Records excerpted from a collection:
#####
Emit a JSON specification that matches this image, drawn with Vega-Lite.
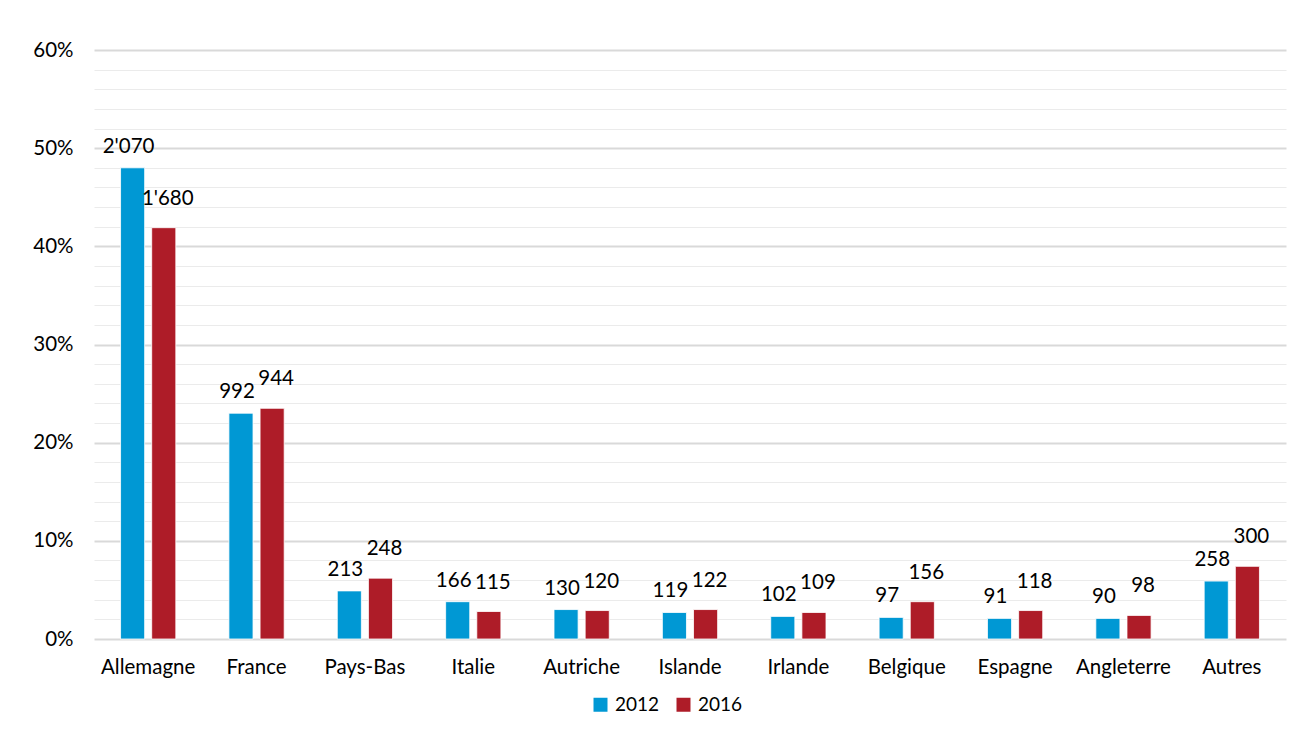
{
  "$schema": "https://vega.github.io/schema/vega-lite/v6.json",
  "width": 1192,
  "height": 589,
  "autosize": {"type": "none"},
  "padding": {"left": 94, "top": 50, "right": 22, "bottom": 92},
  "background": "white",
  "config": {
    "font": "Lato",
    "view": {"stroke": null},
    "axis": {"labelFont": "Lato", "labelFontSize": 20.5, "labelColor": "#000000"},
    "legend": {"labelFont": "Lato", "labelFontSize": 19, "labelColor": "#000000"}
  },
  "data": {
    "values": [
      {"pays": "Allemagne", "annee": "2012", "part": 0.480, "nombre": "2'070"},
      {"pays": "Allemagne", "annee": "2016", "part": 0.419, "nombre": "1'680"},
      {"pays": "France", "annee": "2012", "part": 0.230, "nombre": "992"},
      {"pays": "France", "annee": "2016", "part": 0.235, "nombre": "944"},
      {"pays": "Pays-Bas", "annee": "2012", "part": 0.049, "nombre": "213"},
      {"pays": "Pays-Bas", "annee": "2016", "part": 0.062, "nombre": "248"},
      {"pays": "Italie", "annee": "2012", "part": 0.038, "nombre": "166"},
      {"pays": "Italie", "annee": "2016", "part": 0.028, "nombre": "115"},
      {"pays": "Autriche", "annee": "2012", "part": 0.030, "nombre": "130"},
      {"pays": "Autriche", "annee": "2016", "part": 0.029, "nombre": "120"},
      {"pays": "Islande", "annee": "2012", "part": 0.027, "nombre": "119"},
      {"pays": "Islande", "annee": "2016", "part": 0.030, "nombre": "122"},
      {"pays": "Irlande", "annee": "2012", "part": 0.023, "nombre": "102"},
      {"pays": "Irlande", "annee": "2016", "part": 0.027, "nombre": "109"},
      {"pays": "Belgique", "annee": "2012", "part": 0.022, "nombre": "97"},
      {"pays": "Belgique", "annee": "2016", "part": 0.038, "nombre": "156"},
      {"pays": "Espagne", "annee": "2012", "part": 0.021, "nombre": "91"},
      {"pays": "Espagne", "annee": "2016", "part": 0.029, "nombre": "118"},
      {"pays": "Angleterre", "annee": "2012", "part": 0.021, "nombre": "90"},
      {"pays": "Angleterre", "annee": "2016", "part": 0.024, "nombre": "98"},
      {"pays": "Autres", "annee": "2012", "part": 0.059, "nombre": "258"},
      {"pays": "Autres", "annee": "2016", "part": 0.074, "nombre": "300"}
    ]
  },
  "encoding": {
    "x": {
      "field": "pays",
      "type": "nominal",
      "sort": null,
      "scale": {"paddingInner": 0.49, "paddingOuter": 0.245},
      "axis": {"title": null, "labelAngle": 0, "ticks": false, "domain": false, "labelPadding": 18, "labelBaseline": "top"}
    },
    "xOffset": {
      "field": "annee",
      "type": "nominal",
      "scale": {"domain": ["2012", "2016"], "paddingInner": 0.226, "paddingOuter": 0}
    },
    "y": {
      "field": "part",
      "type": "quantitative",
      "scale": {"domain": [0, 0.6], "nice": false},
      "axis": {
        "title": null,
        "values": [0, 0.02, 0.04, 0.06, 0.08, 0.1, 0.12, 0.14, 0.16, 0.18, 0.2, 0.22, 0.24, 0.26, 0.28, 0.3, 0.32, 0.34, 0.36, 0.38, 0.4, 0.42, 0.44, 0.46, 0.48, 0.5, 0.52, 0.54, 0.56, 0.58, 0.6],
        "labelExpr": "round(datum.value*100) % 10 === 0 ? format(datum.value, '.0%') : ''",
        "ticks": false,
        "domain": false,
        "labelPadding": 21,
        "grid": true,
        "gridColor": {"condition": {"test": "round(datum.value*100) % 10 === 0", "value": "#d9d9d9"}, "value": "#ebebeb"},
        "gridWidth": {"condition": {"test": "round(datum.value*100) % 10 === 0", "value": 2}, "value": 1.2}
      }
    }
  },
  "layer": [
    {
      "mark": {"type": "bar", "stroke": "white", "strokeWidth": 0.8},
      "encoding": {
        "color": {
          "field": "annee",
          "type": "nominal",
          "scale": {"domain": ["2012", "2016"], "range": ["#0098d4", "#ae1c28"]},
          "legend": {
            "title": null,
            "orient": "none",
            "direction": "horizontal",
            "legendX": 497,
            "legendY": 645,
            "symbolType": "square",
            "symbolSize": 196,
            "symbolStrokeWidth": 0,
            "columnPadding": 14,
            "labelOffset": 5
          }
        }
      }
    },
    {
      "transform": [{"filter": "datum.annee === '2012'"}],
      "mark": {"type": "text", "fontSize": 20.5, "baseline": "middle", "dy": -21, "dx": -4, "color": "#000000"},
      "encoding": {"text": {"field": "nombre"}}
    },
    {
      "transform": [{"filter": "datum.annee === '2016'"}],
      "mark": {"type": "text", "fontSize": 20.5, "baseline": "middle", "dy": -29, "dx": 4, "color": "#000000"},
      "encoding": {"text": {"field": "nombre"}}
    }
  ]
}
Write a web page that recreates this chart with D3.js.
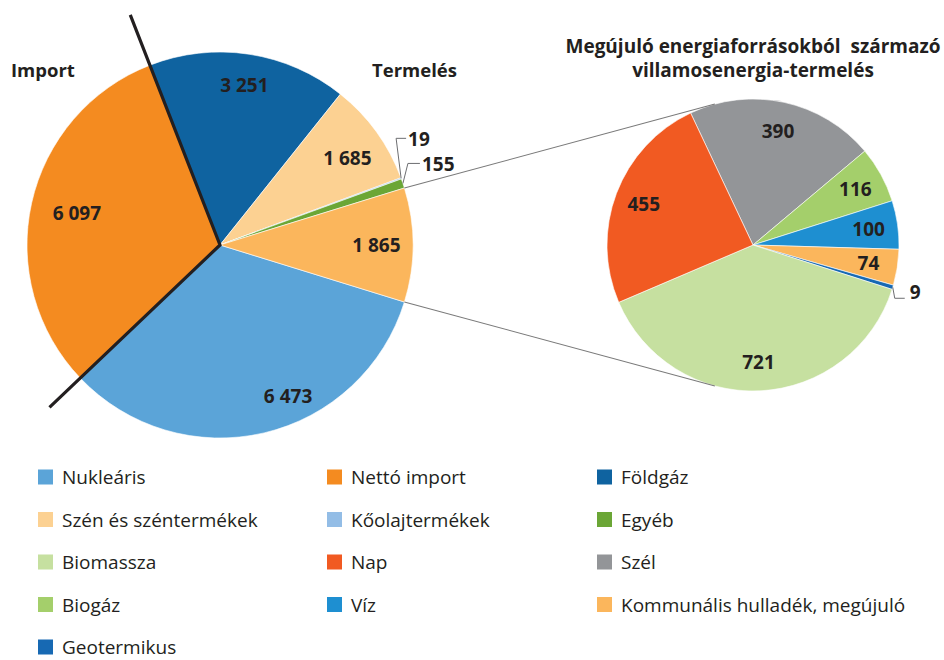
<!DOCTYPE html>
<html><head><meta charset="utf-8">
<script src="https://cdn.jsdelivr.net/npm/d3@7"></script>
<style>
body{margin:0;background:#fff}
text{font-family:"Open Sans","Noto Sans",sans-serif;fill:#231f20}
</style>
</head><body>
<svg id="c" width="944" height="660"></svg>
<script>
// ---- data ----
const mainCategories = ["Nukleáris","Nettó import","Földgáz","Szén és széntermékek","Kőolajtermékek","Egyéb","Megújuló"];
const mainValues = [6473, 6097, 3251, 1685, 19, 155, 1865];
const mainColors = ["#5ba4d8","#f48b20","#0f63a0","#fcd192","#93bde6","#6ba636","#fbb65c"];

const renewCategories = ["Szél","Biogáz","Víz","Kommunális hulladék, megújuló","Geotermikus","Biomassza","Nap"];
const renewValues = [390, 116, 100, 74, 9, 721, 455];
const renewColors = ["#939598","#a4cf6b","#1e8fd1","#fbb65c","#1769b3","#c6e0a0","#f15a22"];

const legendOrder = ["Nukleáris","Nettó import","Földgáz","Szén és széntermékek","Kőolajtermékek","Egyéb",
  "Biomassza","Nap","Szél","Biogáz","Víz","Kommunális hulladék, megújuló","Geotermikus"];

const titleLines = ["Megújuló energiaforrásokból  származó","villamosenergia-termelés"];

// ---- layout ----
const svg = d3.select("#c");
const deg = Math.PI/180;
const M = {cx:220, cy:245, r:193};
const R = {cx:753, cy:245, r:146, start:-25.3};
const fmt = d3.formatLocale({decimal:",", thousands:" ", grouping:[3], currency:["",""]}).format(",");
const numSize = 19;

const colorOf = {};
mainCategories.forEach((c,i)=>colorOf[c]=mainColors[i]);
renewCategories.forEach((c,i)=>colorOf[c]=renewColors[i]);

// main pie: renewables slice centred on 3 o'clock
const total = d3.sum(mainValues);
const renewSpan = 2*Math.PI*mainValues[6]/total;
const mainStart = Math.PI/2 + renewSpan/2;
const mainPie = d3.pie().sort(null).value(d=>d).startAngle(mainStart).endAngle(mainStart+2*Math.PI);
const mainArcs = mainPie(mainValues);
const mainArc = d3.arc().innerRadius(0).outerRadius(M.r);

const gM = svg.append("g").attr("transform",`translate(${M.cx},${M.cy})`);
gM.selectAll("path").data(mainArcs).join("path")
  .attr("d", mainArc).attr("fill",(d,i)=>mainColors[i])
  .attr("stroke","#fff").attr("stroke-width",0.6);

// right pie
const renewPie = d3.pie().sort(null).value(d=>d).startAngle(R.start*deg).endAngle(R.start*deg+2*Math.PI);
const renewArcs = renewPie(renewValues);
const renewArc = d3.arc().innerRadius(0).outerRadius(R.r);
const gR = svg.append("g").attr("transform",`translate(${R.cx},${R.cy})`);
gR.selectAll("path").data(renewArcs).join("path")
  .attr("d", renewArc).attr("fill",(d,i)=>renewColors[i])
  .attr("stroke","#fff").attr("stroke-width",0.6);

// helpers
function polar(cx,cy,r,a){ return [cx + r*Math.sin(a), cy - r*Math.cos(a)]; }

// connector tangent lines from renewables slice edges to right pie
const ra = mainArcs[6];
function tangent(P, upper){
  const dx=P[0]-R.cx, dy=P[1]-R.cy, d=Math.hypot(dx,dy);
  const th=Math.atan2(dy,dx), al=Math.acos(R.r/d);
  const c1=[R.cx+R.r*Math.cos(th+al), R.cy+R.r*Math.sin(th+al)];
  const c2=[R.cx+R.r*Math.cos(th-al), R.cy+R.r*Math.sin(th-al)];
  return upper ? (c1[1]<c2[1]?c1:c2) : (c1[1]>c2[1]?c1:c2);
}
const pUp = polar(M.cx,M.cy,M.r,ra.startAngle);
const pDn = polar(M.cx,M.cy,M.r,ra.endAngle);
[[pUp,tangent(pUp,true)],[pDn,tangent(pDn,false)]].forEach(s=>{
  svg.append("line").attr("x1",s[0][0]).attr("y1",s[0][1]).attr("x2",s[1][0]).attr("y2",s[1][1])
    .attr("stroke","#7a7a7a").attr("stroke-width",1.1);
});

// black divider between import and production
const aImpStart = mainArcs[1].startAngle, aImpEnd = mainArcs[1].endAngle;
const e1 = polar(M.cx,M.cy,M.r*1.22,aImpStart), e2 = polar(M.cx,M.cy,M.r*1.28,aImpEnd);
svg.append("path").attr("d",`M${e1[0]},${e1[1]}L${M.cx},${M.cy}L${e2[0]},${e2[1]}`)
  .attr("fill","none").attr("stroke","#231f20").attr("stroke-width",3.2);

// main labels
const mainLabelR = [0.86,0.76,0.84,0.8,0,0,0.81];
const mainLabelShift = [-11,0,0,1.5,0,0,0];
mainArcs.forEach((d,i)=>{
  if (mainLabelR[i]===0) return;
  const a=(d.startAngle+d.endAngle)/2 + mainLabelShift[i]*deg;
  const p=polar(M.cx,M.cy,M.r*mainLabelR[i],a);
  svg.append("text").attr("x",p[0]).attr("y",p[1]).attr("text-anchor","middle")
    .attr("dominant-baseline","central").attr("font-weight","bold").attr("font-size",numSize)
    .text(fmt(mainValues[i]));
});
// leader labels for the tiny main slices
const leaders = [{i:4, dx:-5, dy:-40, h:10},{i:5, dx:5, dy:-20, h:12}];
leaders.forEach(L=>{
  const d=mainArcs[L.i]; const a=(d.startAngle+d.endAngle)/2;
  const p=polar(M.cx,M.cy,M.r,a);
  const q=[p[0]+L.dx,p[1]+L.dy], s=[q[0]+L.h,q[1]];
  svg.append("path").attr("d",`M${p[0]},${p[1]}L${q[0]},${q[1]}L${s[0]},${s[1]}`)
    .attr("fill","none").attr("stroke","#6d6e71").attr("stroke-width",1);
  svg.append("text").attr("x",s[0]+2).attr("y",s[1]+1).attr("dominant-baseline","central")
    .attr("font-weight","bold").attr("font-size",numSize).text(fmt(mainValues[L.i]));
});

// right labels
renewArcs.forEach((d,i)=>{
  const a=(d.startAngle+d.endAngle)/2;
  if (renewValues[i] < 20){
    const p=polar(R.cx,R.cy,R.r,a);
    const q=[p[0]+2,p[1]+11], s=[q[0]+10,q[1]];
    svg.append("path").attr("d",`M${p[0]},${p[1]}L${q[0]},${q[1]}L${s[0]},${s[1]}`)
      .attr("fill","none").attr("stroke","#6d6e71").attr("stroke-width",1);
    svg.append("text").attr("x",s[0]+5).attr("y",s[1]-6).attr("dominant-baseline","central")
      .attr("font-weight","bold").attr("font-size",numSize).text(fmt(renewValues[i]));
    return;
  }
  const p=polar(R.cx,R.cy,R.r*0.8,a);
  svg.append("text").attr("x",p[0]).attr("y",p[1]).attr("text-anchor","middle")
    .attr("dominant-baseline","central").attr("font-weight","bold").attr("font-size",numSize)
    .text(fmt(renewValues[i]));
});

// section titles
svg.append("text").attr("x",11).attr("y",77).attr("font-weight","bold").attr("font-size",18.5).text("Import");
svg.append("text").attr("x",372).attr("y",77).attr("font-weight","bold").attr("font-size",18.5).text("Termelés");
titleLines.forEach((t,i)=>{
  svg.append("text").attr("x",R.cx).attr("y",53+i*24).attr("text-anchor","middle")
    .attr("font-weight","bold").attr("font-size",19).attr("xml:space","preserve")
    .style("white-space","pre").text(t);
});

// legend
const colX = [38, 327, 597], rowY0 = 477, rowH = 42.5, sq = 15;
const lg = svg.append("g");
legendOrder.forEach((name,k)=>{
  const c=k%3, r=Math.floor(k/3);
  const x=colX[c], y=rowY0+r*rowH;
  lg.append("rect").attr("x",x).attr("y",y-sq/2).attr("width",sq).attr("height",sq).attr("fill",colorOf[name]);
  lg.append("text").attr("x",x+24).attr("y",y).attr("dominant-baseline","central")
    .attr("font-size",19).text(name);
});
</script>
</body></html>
#####
Reproduce nothing but the lines from the one with "Write a web" to the one with "const mainArc = d3.arc().innerRadius(0).outerRadius(M.r);", both lines included, and keep every picture out of the copy.

Write a web page that recreates this chart with D3.js.
<!DOCTYPE html>
<html><head><meta charset="utf-8">
<script src="https://cdn.jsdelivr.net/npm/d3@7"></script>
<style>
body{margin:0;background:#fff}
text{font-family:"Open Sans","Noto Sans",sans-serif;fill:#231f20}
</style>
</head><body>
<svg id="c" width="944" height="660"></svg>
<script>
// ---- data ----
const mainCategories = ["Nukleáris","Nettó import","Földgáz","Szén és széntermékek","Kőolajtermékek","Egyéb","Megújuló"];
const mainValues = [6473, 6097, 3251, 1685, 19, 155, 1865];
const mainColors = ["#5ba4d8","#f48b20","#0f63a0","#fcd192","#93bde6","#6ba636","#fbb65c"];

const renewCategories = ["Szél","Biogáz","Víz","Kommunális hulladék, megújuló","Geotermikus","Biomassza","Nap"];
const renewValues = [390, 116, 100, 74, 9, 721, 455];
const renewColors = ["#939598","#a4cf6b","#1e8fd1","#fbb65c","#1769b3","#c6e0a0","#f15a22"];

const legendOrder = ["Nukleáris","Nettó import","Földgáz","Szén és széntermékek","Kőolajtermékek","Egyéb",
  "Biomassza","Nap","Szél","Biogáz","Víz","Kommunális hulladék, megújuló","Geotermikus"];

const titleLines = ["Megújuló energiaforrásokból  származó","villamosenergia-termelés"];

// ---- layout ----
const svg = d3.select("#c");
const deg = Math.PI/180;
const M = {cx:220, cy:245, r:193};
const R = {cx:753, cy:245, r:146, start:-25.3};
const fmt = d3.formatLocale({decimal:",", thousands:" ", grouping:[3], currency:["",""]}).format(",");
const numSize = 19;

const colorOf = {};
mainCategories.forEach((c,i)=>colorOf[c]=mainColors[i]);
renewCategories.forEach((c,i)=>colorOf[c]=renewColors[i]);

// main pie: renewables slice centred on 3 o'clock
const total = d3.sum(mainValues);
const renewSpan = 2*Math.PI*mainValues[6]/total;
const mainStart = Math.PI/2 + renewSpan/2;
const mainPie = d3.pie().sort(null).value(d=>d).startAngle(mainStart).endAngle(mainStart+2*Math.PI);
const mainArcs = mainPie(mainValues);
const mainArc = d3.arc().innerRadius(0).outerRadius(M.r);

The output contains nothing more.